Big Data leaves a wake as it flows. Datasets already contain associated metadata: data about data. This may include the time it was created, the format, the number of records, and who (or what) created it. In addition, every data transform, process, or access generates even more metadata.
This metadata is crucial for data governance. To accomplish this, I designed Tracker at Cask, a Big Data startup. Tracker provides a view into the many dimensions of metadata that have been ingested by Hydrator – an extract, transform, and load (ETL) application – and used in the Cask Data Application Platform (CDAP).
I worked closely with the CTO, engineering team, front-end developers, and visual designer on this application. I led the UX process which involved a series of whiteboard sessions, design reviews, informal testing, feature demos, and detailed component specifications in JIRA, an agile project tracking tool.
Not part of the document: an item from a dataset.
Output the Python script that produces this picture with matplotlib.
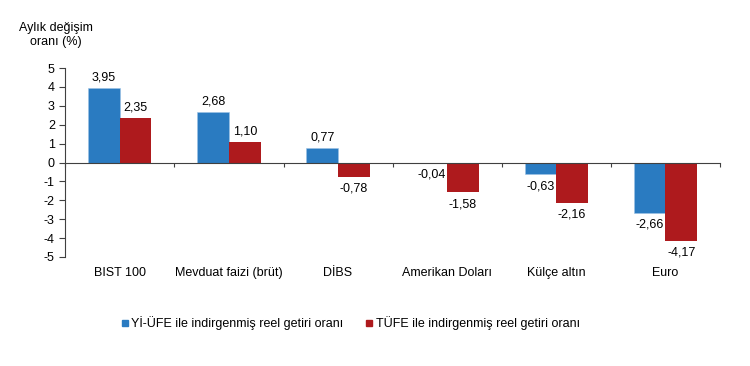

Tracker automatically captures all technical, business, and operational metadata. The simple design allows users to easily search and explore all forms of metadata associated with entities such as datasets and streams.
The search screen provides high-level analytics on all entities. Users enter a query term, view results, and then proceed to explore entity details. Here, many expressions of metadata can be found such as schema and associated tags.
Two important dimensions, here, are lineage and audit log. Lineage, like a family tree, allows users to explore where an entity originated and to where it flows. Details about what programs access it and how can also be found in this view. A full listing of all programs acting upon an entity can be found in the audit log.
Rich metadata presented well helps enterprises monitor data quality. This is critical for ensuring data integrity and security.